> Problem description:
Only the lines from the start of the data to the line containing "bf01 = 3.495", both included, should be output, exactly and without pictures.

> Supplied material:
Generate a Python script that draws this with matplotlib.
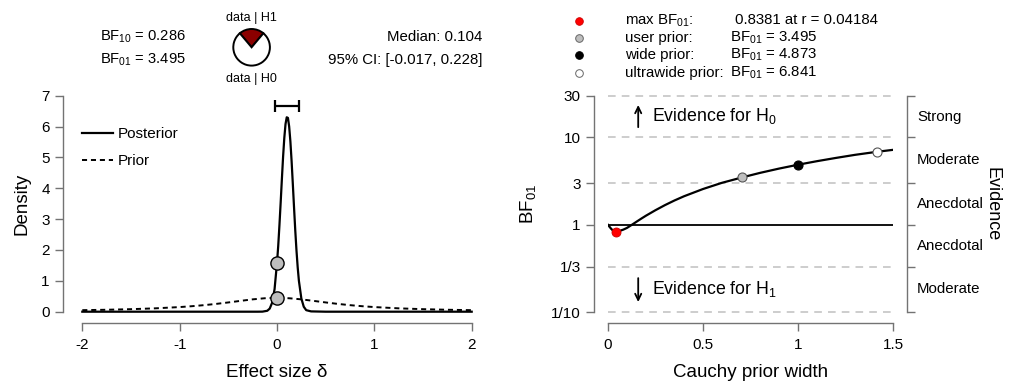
import matplotlib
matplotlib.use("Agg")
import matplotlib.pyplot as plt
import matplotlib.transforms as mtransforms

plt.rcParams['font.family'] = ['Liberation Sans', 'DejaVu Sans']
plt.rcParams['mathtext.fontset'] = 'custom'
plt.rcParams['mathtext.rm'] = 'Liberation Sans'
plt.rcParams['mathtext.it'] = 'Liberation Sans:italic'
plt.rcParams['mathtext.default'] = 'regular'
plt.rcParams['axes.unicode_minus'] = False

# ---------------- data ----------------
post_x = [-2, -0.5, -0.2, -0.15, -0.1, -0.075, -0.05, -0.025, 0, 0.0125, 0.025, 0.0375,
          0.05, 0.0625, 0.075, 0.0875, 0.1, 0.1125, 0.125, 0.1375, 0.15, 0.1625, 0.175,
          0.1875, 0.2, 0.2125, 0.225, 0.25, 0.275, 0.3, 0.35, 0.5, 2]
post_y = [0, 0, 0, 0.002, 0.03, 0.10, 0.29, 0.73, 1.58, 2.13, 2.80, 3.53,
          4.29, 5.02, 5.63, 6.08, 6.30, 6.28, 6.00, 5.52, 4.88, 4.14, 3.38,
          2.64, 1.99, 1.44, 1.00, 0.43, 0.16, 0.05, 0.01, 0, 0]
prior_x = [-2, -1.75, -1.5, -1.25, -1, -0.875, -0.75, -0.625, -0.5, -0.375, -0.25, -0.125, 0,
           0.125, 0.25, 0.375, 0.5, 0.625, 0.75, 0.875, 1, 1.25, 1.5, 1.75, 2]
prior_y = [0.050, 0.063, 0.082, 0.109, 0.150, 0.178, 0.212, 0.253, 0.300, 0.351, 0.400, 0.436, 0.450,
           0.436, 0.400, 0.351, 0.300, 0.253, 0.212, 0.178, 0.150, 0.109, 0.082, 0.063, 0.050]
pt_post_0 = 1.58
pt_prior_0 = 0.45
ci_low, ci_high = -0.017, 0.228
median = 0.104
bf10 = 0.286
bf01 = 3.495

r_vals = [0, 0.008, 0.016, 0.025, 0.033, 0.042, 0.06, 0.08, 0.1, 0.125, 0.15, 0.175, 0.2,
          0.25, 0.3, 0.35, 0.4, 0.5, 0.6, 0.707, 0.8, 0.9, 1.0, 1.1, 1.2, 1.3, 1.414, 1.5]
bf_vals = [1.0, 0.95, 0.905, 0.865, 0.845, 0.838, 0.851, 0.881, 0.923, 1.0, 1.086, 1.178, 1.274,
           1.472, 1.683, 1.901, 2.123, 2.570, 3.027, 3.495, 3.93, 4.40, 4.873, 5.35, 5.83, 6.32,
           6.841, 7.21]
max_r, max_bf = 0.04184, 0.8381
user_r, user_bf = 0.707, 3.495
wide_r, wide_bf = 1.0, 4.873
ultra_r, ultra_bf = 1.414, 6.841

bf_ticks = [0.1, 1/3, 1, 3, 10, 30]
bf_ticklabels = ['1/10', '1/3', '1', '3', '10', '30']
evidence_labels = ['Moderate', 'Anecdotal', 'Anecdotal', 'Moderate', 'Strong']

# ---------------- figure ----------------
W, H = 1016, 383
fig = plt.figure(figsize=(W / 100, H / 100), dpi=100)

def fx(px):
    return px / W

def fy(py):
    return 1 - py / H

spine_col = '0.45'
PT = 72 / 100  # points per pixel

# overlay axes in pixel coordinates for header
ov = fig.add_axes([0, 0, 1, 1], zorder=0)
ov.set_xlim(0, W)
ov.set_ylim(H, 0)
ov.axis('off')

# -------- left panel --------
ax1 = fig.add_axes([fx(82.3), fy(311.7), fx(471.7) - fx(82.3), fy(95.7) - fy(311.7)])
ax1.plot(post_x, post_y, color='black', lw=1.6, clip_on=False, zorder=3, label='Posterior')
ax1.plot(prior_x, prior_y, color='black', lw=1.4, ls=(0, (2.6, 2.0)), clip_on=False,
         zorder=2, label='Prior')
ax1.plot([0], [pt_post_0], 'o', ms=9.5, mfc='#bebebe', mec='black', mew=1.0, clip_on=False, zorder=4)
ax1.plot([0], [pt_prior_0], 'o', ms=9.5, mfc='#bebebe', mec='black', mew=1.0, clip_on=False, zorder=4)
ax1.errorbar([median], [6.68], xerr=[[median - ci_low], [ci_high - median]], fmt='none',
             ecolor='black', elinewidth=1.6, capsize=4.5, capthick=1.6, clip_on=False)
ax1.set_xlim(-2, 2)
ax1.set_ylim(0, 7)
ax1.set_xticks([-2, -1, 0, 1, 2])
ax1.set_yticks(range(0, 8))
for s in ['top', 'right']:
    ax1.spines[s].set_visible(False)
ax1.spines['left'].set_position(('outward', 19.6 * PT))
ax1.spines['bottom'].set_position(('outward', 11.6 * PT))
ax1.spines['left'].set_bounds(0, 7)
ax1.spines['bottom'].set_bounds(-2, 2)
for s in ['left', 'bottom']:
    ax1.spines[s].set_color(spine_col)
    ax1.spines[s].set_linewidth(1.0)
ax1.tick_params(axis='both', labelsize=11, length=5.8, width=1.0, color=spine_col)
ax1.tick_params(axis='y', pad=3.5)
ax1.tick_params(axis='x', pad=4.5)
ax1.set_xlabel('Effect size δ', fontsize=13.5, labelpad=9)
ax1.set_ylabel('Density', fontsize=13.5, labelpad=8)
ax1.legend(loc='upper left', bbox_to_anchor=(0.0, 0.853), frameon=False, fontsize=11,
           handlelength=2.0, handletextpad=0.35, labelspacing=0.85, borderpad=0,
           borderaxespad=0)
ax1.patch.set_alpha(0)

# header left
ov.text(100, 37, 'BF$_{10}$ = %.3f' % bf10, fontsize=10.6, ha='left', va='center')
ov.text(100, 60, 'BF$_{01}$ = %.3f' % bf01, fontsize=10.6, ha='left', va='center')
ov.text(482.5, 37, 'Median: %.3f' % median, fontsize=10.8, ha='right', va='center')
ov.text(482.5, 60, '95%% CI: [%.3f, %.3f]' % (ci_low, ci_high), fontsize=10.8, ha='right', va='center')
ov.text(251.6, 18, 'data | H1', fontsize=9, ha='center', va='center')
ov.text(251.6, 79, 'data | H0', fontsize=9, ha='center', va='center')

# pie
rad = 18.3
half = rad * 1.05
axp = fig.add_axes([fx(251.6 - half), fy(47.3 + half), 2 * half / W, 2 * half / H])
p1 = bf10 / (1 + bf10)
axp.pie([p1, 1 - p1], colors=['#8b0000', 'white'], startangle=90 - p1 * 180,
        counterclock=True, wedgeprops=dict(edgecolor='black', linewidth=1.4))
axp.set_xlim(-1.05, 1.05)
axp.set_ylim(-1.05, 1.05)
axp.set_aspect('equal')
axp.axis('off')

# -------- right panel --------
ax2 = fig.add_axes([fx(608), fy(312.3), fx(893) - fx(608), fy(95.7) - fy(312.3)])
ax2.set_yscale('log')
ax2.set_xlim(0, 1.5)
ax2.set_ylim(0.1, 30)
for lv in [0.1, 1/3, 3, 10, 30]:
    ax2.axhline(lv, color='#c0c0c0', lw=1.1, ls=(0, (5, 4)), zorder=1, clip_on=False)
ax2.axhline(1, color='black', lw=1.3, zorder=2)
ax2.plot(r_vals, bf_vals, color='black', lw=1.6, zorder=3)
ax2.plot([max_r], [max_bf], 'o', ms=6.5, mfc='#ff0000', mec='#cc0000', mew=0.6, zorder=4)
ax2.plot([user_r], [user_bf], 'o', ms=6.5, mfc='#bebebe', mec='#555555', mew=0.8, zorder=4)
ax2.plot([wide_r], [wide_bf], 'o', ms=6.5, mfc='black', mec='black', mew=0.8, zorder=4)
ax2.plot([ultra_r], [ultra_bf], 'o', ms=6.5, mfc='white', mec='#555555', mew=0.8, zorder=4)
ax2.set_xticks([0, 0.5, 1, 1.5])
ax2.set_xticklabels(['0', '0.5', '1', '1.5'])
ax2.set_yticks(bf_ticks)
ax2.set_yticklabels(bf_ticklabels)
ax2.yaxis.set_minor_locator(matplotlib.ticker.NullLocator())
ax2.spines['top'].set_visible(False)
ax2.spines['left'].set_position(('outward', 13.7 * PT))
ax2.spines['bottom'].set_position(('outward', 11 * PT))
ax2.spines['right'].set_position(('outward', 14 * PT))
ax2.spines['left'].set_bounds(0.1, 30)
ax2.spines['right'].set_bounds(0.1, 30)
ax2.spines['bottom'].set_bounds(0, 1.5)
for s in ['left', 'bottom', 'right']:
    ax2.spines[s].set_color(spine_col)
    ax2.spines[s].set_linewidth(1.0)
ax2.tick_params(axis='both', labelsize=11, length=5.8, width=1.0, color=spine_col)
ax2.tick_params(axis='y', right=True, labelright=False, pad=4)
ax2.tick_params(axis='x', pad=4.5)
ax2.set_xlabel('Cauchy prior width', fontsize=13.5, labelpad=9)
ax2.set_ylabel('BF$_{01}$', fontsize=13.5, labelpad=9)
ax2.patch.set_alpha(0)

trans = mtransforms.blended_transform_factory(ax2.transAxes, ax2.transData)
mids = [(bf_ticks[i] * bf_ticks[i + 1]) ** 0.5 for i in range(len(bf_ticks) - 1)]
for m, lab in zip(mids, evidence_labels):
    ax2.text(1.085, m, lab, transform=trans, fontsize=10.8, ha='left', va='center')
ax2.text(1.348, 0.5, 'Evidence', transform=ax2.transAxes, fontsize=13, rotation=270,
         ha='center', va='center')
arrow_kw = dict(arrowstyle='->,head_length=0.45,head_width=0.22', color='black', lw=1.3,
                shrinkA=0, shrinkB=0)
ax2.annotate('', xy=(0.106, 23.5), xytext=(0.106, 13.1), xycoords=trans, textcoords=trans,
             arrowprops=arrow_kw)
ax2.annotate('', xy=(0.106, 0.131), xytext=(0.106, 0.246), xycoords=trans, textcoords=trans,
             arrowprops=arrow_kw)
ax2.text(0.155, 17.5, 'Evidence for H$_0$', transform=trans, fontsize=12.8, ha='left', va='center')
ax2.text(0.155, 0.185, 'Evidence for H$_1$', transform=trans, fontsize=12.8, ha='left', va='center')

# header right (legend)
rows_y = [20.5, 38, 55, 72.5]
ov.plot([579], [rows_y[0]], 'o', ms=5.5, mfc='#ff0000', mec='#cc0000', mew=0.6)
ov.plot([579], [rows_y[1]], 'o', ms=5.5, mfc='#bebebe', mec='#666666', mew=0.7)
ov.plot([579], [rows_y[2]], 'o', ms=5.5, mfc='black', mec='black', mew=0.7)
ov.plot([579], [rows_y[3]], 'o', ms=5.5, mfc='white', mec='#666666', mew=0.7)
ov.text(625, rows_y[0], 'max BF$_{01}$:', fontsize=10.8, ha='left', va='center')
ov.text(735, rows_y[0], '%.4f at r = %.5f' % (max_bf, max_r), fontsize=10.8, ha='left', va='center')
ov.text(625, rows_y[1], 'user prior:', fontsize=10.8, ha='left', va='center')
ov.text(729.5, rows_y[1], 'BF$_{01}$ = %.3f' % user_bf, fontsize=10.8, ha='left', va='center')
ov.text(625, rows_y[2], 'wide prior:', fontsize=10.8, ha='left', va='center')
ov.text(729.5, rows_y[2], 'BF$_{01}$ = %.3f' % wide_bf, fontsize=10.8, ha='left', va='center')
ov.text(625, rows_y[3], 'ultrawide prior:', fontsize=10.8, ha='left', va='center')
ov.text(729.5, rows_y[3], 'BF$_{01}$ = %.3f' % ultra_bf, fontsize=10.8, ha='left', va='center')

fig.savefig('out.png', dpi=100)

> Finished exercise:
Generate a Python script that draws this with matplotlib.
import matplotlib
matplotlib.use("Agg")
import matplotlib.pyplot as plt
import matplotlib.transforms as mtransforms

plt.rcParams['font.family'] = ['Liberation Sans', 'DejaVu Sans']
plt.rcParams['mathtext.fontset'] = 'custom'
plt.rcParams['mathtext.rm'] = 'Liberation Sans'
plt.rcParams['mathtext.it'] = 'Liberation Sans:italic'
plt.rcParams['mathtext.default'] = 'regular'
plt.rcParams['axes.unicode_minus'] = False

# ---------------- data ----------------
post_x = [-2, -0.5, -0.2, -0.15, -0.1, -0.075, -0.05, -0.025, 0, 0.0125, 0.025, 0.0375,
          0.05, 0.0625, 0.075, 0.0875, 0.1, 0.1125, 0.125, 0.1375, 0.15, 0.1625, 0.175,
          0.1875, 0.2, 0.2125, 0.225, 0.25, 0.275, 0.3, 0.35, 0.5, 2]
post_y = [0, 0, 0, 0.002, 0.03, 0.10, 0.29, 0.73, 1.58, 2.13, 2.80, 3.53,
          4.29, 5.02, 5.63, 6.08, 6.30, 6.28, 6.00, 5.52, 4.88, 4.14, 3.38,
          2.64, 1.99, 1.44, 1.00, 0.43, 0.16, 0.05, 0.01, 0, 0]
prior_x = [-2, -1.75, -1.5, -1.25, -1, -0.875, -0.75, -0.625, -0.5, -0.375, -0.25, -0.125, 0,
           0.125, 0.25, 0.375, 0.5, 0.625, 0.75, 0.875, 1, 1.25, 1.5, 1.75, 2]
prior_y = [0.050, 0.063, 0.082, 0.109, 0.150, 0.178, 0.212, 0.253, 0.300, 0.351, 0.400, 0.436, 0.450,
           0.436, 0.400, 0.351, 0.300, 0.253, 0.212, 0.178, 0.150, 0.109, 0.082, 0.063, 0.050]
pt_post_0 = 1.58
pt_prior_0 = 0.45
ci_low, ci_high = -0.017, 0.228
median = 0.104
bf10 = 0.286
bf01 = 3.495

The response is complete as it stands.